L’édito de Taoufik Habaieb: Réduire les incertitudes
L’imprévisible l’emporte, perturbant la vie des Tunisiens. A chaque jour son lot de pénuries, d’augmentations de prix, de nouvelles taxes et de rebondissements politiques. Plus rien n’est sûr. Tout est sujet à changement, sans préavis.
Partout règne l’incertitude. Si elle n’est pas spécifique à la Tunisie, elle est palpable dans notre environnement avec des répercussions plus fortes en raison du contexte politique particulier. La verticalité du pouvoir et la concentration de toutes les attributions entre les mains du chef de l’Etat laissent planer un climat d’attentisme. Personne ne sait aujourd’hui ce qui se décidera le lendemain.
L’ambiguïté ne profite à personne. Frein à la prise de décision pour l’investissement et pour l’entreprise, elle est aussi un motif d’inquiétude pour les ménages et source d’angoisse pour tous. Naviguer à vue, au jour le jour, devient pénible et pénalisant.
Le poids de l’incertitude politique est bien lourd à porter. L’espoir de retrouver un pouvoir législatif effectif, à la faveur des élections du 17 décembre 2022, attend concrétisation. Quels élus sortiront des urnes pour former une nouvelle Assemblée des représentants du peuple à même de jouer pleinement un rôle déterminant dans la fabrication des lois ? Quels résultats probants apporteront les modifications de la Constitution quant aux attributions du Parlement et de la loi électorale en instituant un mode de scrutin uninominal, et des circonscriptions réduites aux délégations territoriales ? Qu’en sera-t-il aussi de la formation du nouveau gouvernement ?
Sans clarification et stabilité, la vulnérabilité économique s’aggrave. Face au doute, l’attentisme prévaut. Comment rassurer les chefs d’entreprise, attirer les investisseurs, promouvoir de nouvelles filières, sans garanties réelles, ne serait-ce qu’à moyen terme ?
Tracer un avenir commun est nécessaire. Il redonne confiance, réduit la migration et renforce l’unité nationale. Seul un projet national mobilisateur aidera à supporter les sacrifices à consentir en vue de lendemains meilleurs.

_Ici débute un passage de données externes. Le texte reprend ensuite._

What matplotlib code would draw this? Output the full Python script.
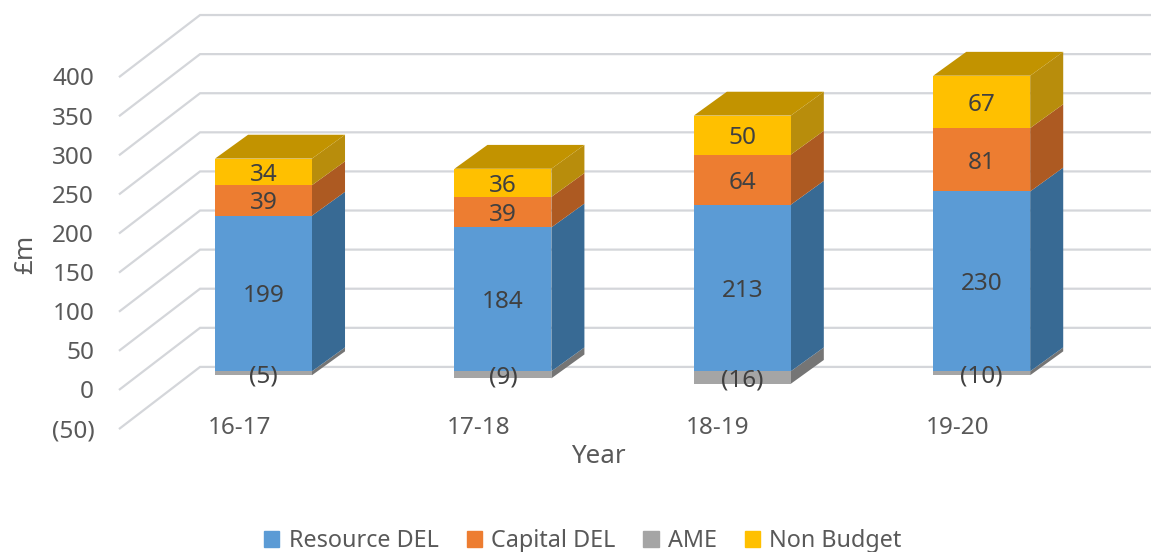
import matplotlib
matplotlib.use('Agg')
import matplotlib.pyplot as plt
from matplotlib.patches import Polygon, Patch

plt.rcParams['font.family'] = ['Noto Sans', 'DejaVu Sans']

years = ['16-17', '17-18', '18-19', '19-20']
resource_del = [199, 184, 213, 230]
capital_del = [39, 39, 64, 81]
# bar depths as drawn in the picture, the last one is shorter than its (10) label
ame = [-5, -9, -16, -5]
non_budget = [34, 36, 50, 67]

ame_labels = ['(5)', '(9)', '(16)', '(10)']
y_ticks = [400, 350, 300, 250, 200, 150, 100, 50, 0, -50]
y_tick_labels = ['400', '350', '300', '250', '200', '150', '100', '50', '0', '(50)']

TEXT = '#595959'
GRID = '#d4d6da'
FS = 17.5

# (front, side) colours of each series
blue = ('#5b9bd5', '#386a94')
orange = ('#ed7d31', '#ad5a22')
grey = ('#a5a5a5', '#757575')
gold = ('#ffc000', '#b88d0c')
top_colour = '#c29300'

fig = plt.figure(figsize=(11.51, 5.52), dpi=100)
ax = fig.add_axes([0, 0, 1, 1])

# one x unit = distance between bars, y is in £m on the plane of the bar fronts
ax.set_xlim(-263.5 / 239.4, (1151 - 263.5) / 239.4)
ax.set_ylim((371.3 - 552) / 0.782, 371.3 / 0.782)
ax.axis('off')

x_pos = list(range(len(years)))
w = 0.405
dx = 0.138      # bar depth
dy = 30.5

# fake 3d floor/wall offsets
front_x = -0.6
back_x = -0.265
end_x = 3.71
front_off = -23
back_off = 55.6

for v in y_ticks:
    ax.plot([front_x, back_x, end_x], [v + front_off, v + back_off, v + back_off],
            color=GRID, lw=1.6, zorder=1, solid_joinstyle='miter')


def draw_segment(x, bottom, top, cols):
    ax.bar(x, top - bottom, w, bottom=bottom, color=cols[0], zorder=3)
    r = x + w / 2
    ax.add_patch(Polygon([(r, bottom), (r + dx, bottom + dy), (r + dx, top + dy), (r, top)],
                         closed=True, facecolor=cols[1], edgecolor='none', zorder=2))


for i, x in enumerate(x_pos):
    r_top = resource_del[i]
    c_top = r_top + capital_del[i]
    n_top = c_top + non_budget[i]

    draw_segment(x, ame[i], 0, grey)
    draw_segment(x, 0, r_top, blue)
    draw_segment(x, r_top, c_top, orange)
    draw_segment(x, c_top, n_top, gold)

    l = x - w / 2
    r = x + w / 2
    ax.add_patch(Polygon([(l, n_top), (l + dx, n_top + dy), (r + dx, n_top + dy), (r, n_top)],
                         closed=True, facecolor=top_colour, edgecolor='none', zorder=2))

    ax.text(x, r_top / 2, str(resource_del[i]), ha='center', va='center_baseline', fontsize=FS, color='#404040', zorder=5)
    ax.text(x, r_top + capital_del[i] / 2, str(capital_del[i]), ha='center', va='center_baseline', fontsize=FS, color='#404040', zorder=5)
    ax.text(x, c_top + non_budget[i] / 2, str(non_budget[i]), ha='center', va='center_baseline', fontsize=FS, color='#404040', zorder=5)
    ax.text(x, ame[i] / 2, ame_labels[i], ha='center', va='center_baseline', fontsize=FS, color='#404040', zorder=5)

    ax.text(x - 0.102, -68.6, years[i], ha='center', va='center_baseline', fontsize=FS, color=TEXT)

for v, lab in zip(y_ticks, y_tick_labels):
    ax.text(-0.707, v + front_off, lab, ha='right', va='center_baseline', fontsize=FS, color=TEXT)

ax.text(1.397, -105, 'Year', ha='center', va='center_baseline', fontsize=18.7, color=TEXT)
ax.text(-0.992, 150, '£m', ha='center', va='center', rotation=90, fontsize=18.7, color=TEXT)

handles = [Patch(color=blue[0]), Patch(color=orange[0]), Patch(color=grey[0]), Patch(color=gold[0])]
fig.legend(handles, ['Resource DEL', 'Capital DEL', 'AME', 'Non Budget'],
           loc='lower center', bbox_to_anchor=(0.5065, -0.04), ncol=4, frameon=False,
           fontsize=16.8, labelcolor=TEXT, handlelength=0.65, handleheight=0.65,
           handletextpad=0.4, columnspacing=1.2)

fig.savefig('out.png', dpi=100)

Il n’y a pas que de grandes réformes à mener. De nombreuses mesures effectives de redressement, de relance et d’encouragement sont urgentes, sans être nécessairement coûteuses. Dans chaque secteur économique, le diagnostic est établi et les solutions ont été trouvées. La liste des blocages est identifiée, il suffit de les démanteler avec courage, détermination et célérité.
Le gouvernement tarde à présenter son programme pour 2023 et son plan 2023-2025. Braqué sur la démarche présentée au FMI, il n’a pas encore révélé l’axe central et les projets détaillés retenus. La clarification de la vision et la précision des actions contribueront, avec une communication gouvernementale soutenue, à réduire l’ambiguïté régnante.
Le budget de l’Etat pour 2023 ne sera pas facile à boucler. Les financements extérieurs, indispensables, se font rares, longs à mobiliser. Les crédits qui sont inscrits au titre du développement se réduisent d’année en année pour ne financer que de maigres projets publics. Or, sans investissement public, du moins conséquent, l’économie restera dépendante de l’investissement privé déjà réduit, et continuera à tourner au ralenti. La sortie de crise en pâtira.
En parler aux Tunisiens, en parler au monde. Nul ne se doute des difficultés multiples et graves qu’affronte le pays. Les Tunisiens eux-mêmes le vivent au quotidien. La communauté internationale et les institutions financières le relèvent. Ce qu’ils attendent tous, ce sont des clarifications à fournir par le gouvernement, des choix clairs et priorisés, un plan effectif de redressement, et une volonté déterminée. Bref, un discours cohérent et des preuves d’engagement durable.
Réduire les incertitudes s’érige en impératif majeur pour le président Saïed et son gouvernement. Pour débloquer le pays et créer de l’espoir.